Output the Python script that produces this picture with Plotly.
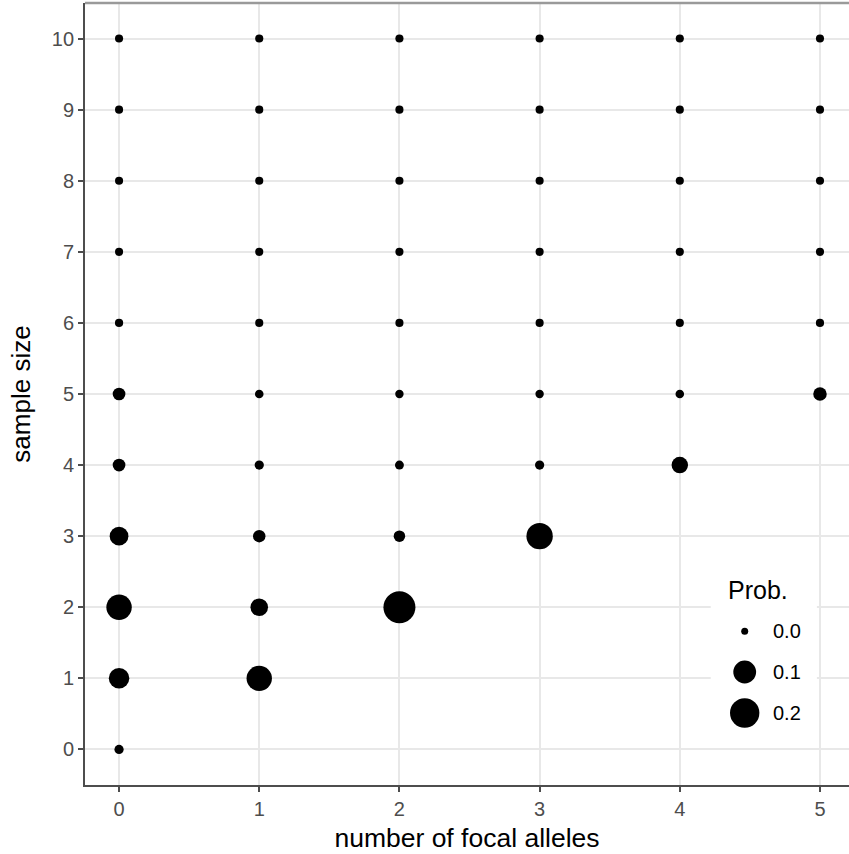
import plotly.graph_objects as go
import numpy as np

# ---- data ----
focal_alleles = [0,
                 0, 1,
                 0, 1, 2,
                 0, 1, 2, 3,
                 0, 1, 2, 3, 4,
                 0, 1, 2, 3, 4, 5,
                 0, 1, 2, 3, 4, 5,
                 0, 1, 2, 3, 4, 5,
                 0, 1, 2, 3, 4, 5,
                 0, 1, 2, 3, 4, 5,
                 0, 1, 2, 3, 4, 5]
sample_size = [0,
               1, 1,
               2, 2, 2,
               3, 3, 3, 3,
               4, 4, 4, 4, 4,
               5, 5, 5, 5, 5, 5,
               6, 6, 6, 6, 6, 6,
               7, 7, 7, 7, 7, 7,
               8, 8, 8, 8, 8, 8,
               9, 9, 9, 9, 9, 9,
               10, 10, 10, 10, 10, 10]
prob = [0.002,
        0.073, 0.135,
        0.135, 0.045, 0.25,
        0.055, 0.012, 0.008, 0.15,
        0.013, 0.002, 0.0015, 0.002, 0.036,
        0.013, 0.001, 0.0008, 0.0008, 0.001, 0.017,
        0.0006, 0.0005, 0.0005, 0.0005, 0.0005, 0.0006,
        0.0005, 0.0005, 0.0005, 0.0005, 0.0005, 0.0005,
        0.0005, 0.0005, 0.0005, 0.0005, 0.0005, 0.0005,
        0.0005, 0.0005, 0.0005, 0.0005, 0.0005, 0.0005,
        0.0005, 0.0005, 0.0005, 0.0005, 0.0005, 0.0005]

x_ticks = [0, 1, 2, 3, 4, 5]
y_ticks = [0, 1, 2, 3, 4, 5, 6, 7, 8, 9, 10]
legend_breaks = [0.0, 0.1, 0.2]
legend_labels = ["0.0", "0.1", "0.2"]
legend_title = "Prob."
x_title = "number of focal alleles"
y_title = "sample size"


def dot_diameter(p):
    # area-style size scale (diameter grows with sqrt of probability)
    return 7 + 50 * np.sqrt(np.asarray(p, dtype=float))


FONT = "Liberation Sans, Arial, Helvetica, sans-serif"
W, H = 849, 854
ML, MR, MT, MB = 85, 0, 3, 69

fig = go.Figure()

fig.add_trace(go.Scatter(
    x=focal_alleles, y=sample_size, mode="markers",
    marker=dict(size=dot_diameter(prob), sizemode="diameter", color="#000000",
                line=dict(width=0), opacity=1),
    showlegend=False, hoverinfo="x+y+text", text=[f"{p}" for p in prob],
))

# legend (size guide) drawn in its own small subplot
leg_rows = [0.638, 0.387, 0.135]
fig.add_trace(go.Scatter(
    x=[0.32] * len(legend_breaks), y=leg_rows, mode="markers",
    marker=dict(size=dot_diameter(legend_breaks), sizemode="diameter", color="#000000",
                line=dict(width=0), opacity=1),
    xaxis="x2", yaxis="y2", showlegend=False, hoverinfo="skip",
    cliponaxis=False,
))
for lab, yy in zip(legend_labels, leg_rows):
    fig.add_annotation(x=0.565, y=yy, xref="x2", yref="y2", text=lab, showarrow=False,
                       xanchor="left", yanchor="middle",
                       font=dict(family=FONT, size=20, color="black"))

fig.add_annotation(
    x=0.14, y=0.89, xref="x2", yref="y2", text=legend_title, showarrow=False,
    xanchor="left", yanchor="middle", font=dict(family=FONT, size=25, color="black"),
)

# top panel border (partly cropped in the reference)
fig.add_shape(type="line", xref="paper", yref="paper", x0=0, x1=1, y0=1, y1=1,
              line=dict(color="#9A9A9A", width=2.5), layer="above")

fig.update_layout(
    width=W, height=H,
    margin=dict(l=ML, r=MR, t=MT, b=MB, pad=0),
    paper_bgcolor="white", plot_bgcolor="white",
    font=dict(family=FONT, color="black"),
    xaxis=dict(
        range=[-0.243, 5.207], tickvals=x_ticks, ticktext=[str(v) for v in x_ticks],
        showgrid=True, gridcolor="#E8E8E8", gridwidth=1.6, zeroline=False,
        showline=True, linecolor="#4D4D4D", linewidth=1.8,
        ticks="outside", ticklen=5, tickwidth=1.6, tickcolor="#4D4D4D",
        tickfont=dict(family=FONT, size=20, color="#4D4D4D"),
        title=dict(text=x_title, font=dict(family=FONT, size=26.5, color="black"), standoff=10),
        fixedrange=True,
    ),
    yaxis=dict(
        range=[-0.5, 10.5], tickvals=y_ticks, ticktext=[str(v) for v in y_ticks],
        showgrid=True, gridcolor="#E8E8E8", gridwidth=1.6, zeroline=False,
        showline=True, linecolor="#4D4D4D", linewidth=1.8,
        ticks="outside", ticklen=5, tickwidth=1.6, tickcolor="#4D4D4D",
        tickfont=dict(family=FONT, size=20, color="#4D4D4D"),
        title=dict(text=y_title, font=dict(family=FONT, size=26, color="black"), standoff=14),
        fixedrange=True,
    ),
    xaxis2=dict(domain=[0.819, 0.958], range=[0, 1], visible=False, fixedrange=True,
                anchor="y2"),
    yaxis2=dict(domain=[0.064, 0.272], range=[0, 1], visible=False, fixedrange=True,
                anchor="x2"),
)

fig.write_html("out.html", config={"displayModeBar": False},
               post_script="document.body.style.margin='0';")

--

Repeat the material above word for word, please, apart from its images.

Output the Python script that produces this picture with Plotly.
import plotly.graph_objects as go
import numpy as np

# ---- data ----
focal_alleles = [0,
                 0, 1,
                 0, 1, 2,
                 0, 1, 2, 3,
                 0, 1, 2, 3, 4,
                 0, 1, 2, 3, 4, 5,
                 0, 1, 2, 3, 4, 5,
                 0, 1, 2, 3, 4, 5,
                 0, 1, 2, 3, 4, 5,
                 0, 1, 2, 3, 4, 5,
                 0, 1, 2, 3, 4, 5]
sample_size = [0,
               1, 1,
               2, 2, 2,
               3, 3, 3, 3,
               4, 4, 4, 4, 4,
               5, 5, 5, 5, 5, 5,
               6, 6, 6, 6, 6, 6,
               7, 7, 7, 7, 7, 7,
               8, 8, 8, 8, 8, 8,
               9, 9, 9, 9, 9, 9,
               10, 10, 10, 10, 10, 10]
prob = [0.002,
        0.073, 0.135,
        0.135, 0.045, 0.25,
        0.055, 0.012, 0.008, 0.15,
        0.013, 0.002, 0.0015, 0.002, 0.036,
        0.013, 0.001, 0.0008, 0.0008, 0.001, 0.017,
        0.0006, 0.0005, 0.0005, 0.0005, 0.0005, 0.0006,
        0.0005, 0.0005, 0.0005, 0.0005, 0.0005, 0.0005,
        0.0005, 0.0005, 0.0005, 0.0005, 0.0005, 0.0005,
        0.0005, 0.0005, 0.0005, 0.0005, 0.0005, 0.0005,
        0.0005, 0.0005, 0.0005, 0.0005, 0.0005, 0.0005]

x_ticks = [0, 1, 2, 3, 4, 5]
y_ticks = [0, 1, 2, 3, 4, 5, 6, 7, 8, 9, 10]
legend_breaks = [0.0, 0.1, 0.2]
legend_labels = ["0.0", "0.1", "0.2"]
legend_title = "Prob."
x_title = "number of focal alleles"
y_title = "sample size"


def dot_diameter(p):
    # area-style size scale (diameter grows with sqrt of probability)
    return 7 + 50 * np.sqrt(np.asarray(p, dtype=float))


FONT = "Liberation Sans, Arial, Helvetica, sans-serif"
W, H = 849, 854
ML, MR, MT, MB = 85, 0, 3, 69

fig = go.Figure()

fig.add_trace(go.Scatter(
    x=focal_alleles, y=sample_size, mode="markers",
    marker=dict(size=dot_diameter(prob), sizemode="diameter", color="#000000",
                line=dict(width=0), opacity=1),
    showlegend=False, hoverinfo="x+y+text", text=[f"{p}" for p in prob],
))

# legend (size guide) drawn in its own small subplot
leg_rows = [0.638, 0.387, 0.135]
fig.add_trace(go.Scatter(
    x=[0.32] * len(legend_breaks), y=leg_rows, mode="markers",
    marker=dict(size=dot_diameter(legend_breaks), sizemode="diameter", color="#000000",
                line=dict(width=0), opacity=1),
    xaxis="x2", yaxis="y2", showlegend=False, hoverinfo="skip",
    cliponaxis=False,
))
for lab, yy in zip(legend_labels, leg_rows):
    fig.add_annotation(x=0.565, y=yy, xref="x2", yref="y2", text=lab, showarrow=False,
                       xanchor="left", yanchor="middle",
                       font=dict(family=FONT, size=20, color="black"))

fig.add_annotation(
    x=0.14, y=0.89, xref="x2", yref="y2", text=legend_title, showarrow=False,
    xanchor="left", yanchor="middle", font=dict(family=FONT, size=25, color="black"),
)

# top panel border (partly cropped in the reference)
fig.add_shape(type="line", xref="paper", yref="paper", x0=0, x1=1, y0=1, y1=1,
              line=dict(color="#9A9A9A", width=2.5), layer="above")

fig.update_layout(
    width=W, height=H,
    margin=dict(l=ML, r=MR, t=MT, b=MB, pad=0),
    paper_bgcolor="white", plot_bgcolor="white",
    font=dict(family=FONT, color="black"),
    xaxis=dict(
        range=[-0.243, 5.207], tickvals=x_ticks, ticktext=[str(v) for v in x_ticks],
        showgrid=True, gridcolor="#E8E8E8", gridwidth=1.6, zeroline=False,
        showline=True, linecolor="#4D4D4D", linewidth=1.8,
        ticks="outside", ticklen=5, tickwidth=1.6, tickcolor="#4D4D4D",
        tickfont=dict(family=FONT, size=20, color="#4D4D4D"),
        title=dict(text=x_title, font=dict(family=FONT, size=26.5, color="black"), standoff=10),
        fixedrange=True,
    ),
    yaxis=dict(
        range=[-0.5, 10.5], tickvals=y_ticks, ticktext=[str(v) for v in y_ticks],
        showgrid=True, gridcolor="#E8E8E8", gridwidth=1.6, zeroline=False,
        showline=True, linecolor="#4D4D4D", linewidth=1.8,
        ticks="outside", ticklen=5, tickwidth=1.6, tickcolor="#4D4D4D",
        tickfont=dict(family=FONT, size=20, color="#4D4D4D"),
        title=dict(text=y_title, font=dict(family=FONT, size=26, color="black"), standoff=14),
        fixedrange=True,
    ),
    xaxis2=dict(domain=[0.819, 0.958], range=[0, 1], visible=False, fixedrange=True,
                anchor="y2"),
    yaxis2=dict(domain=[0.064, 0.272], range=[0, 1], visible=False, fixedrange=True,
                anchor="x2"),
)

fig.write_html("out.html", config={"displayModeBar": False},
               post_script="document.body.style.margin='0';")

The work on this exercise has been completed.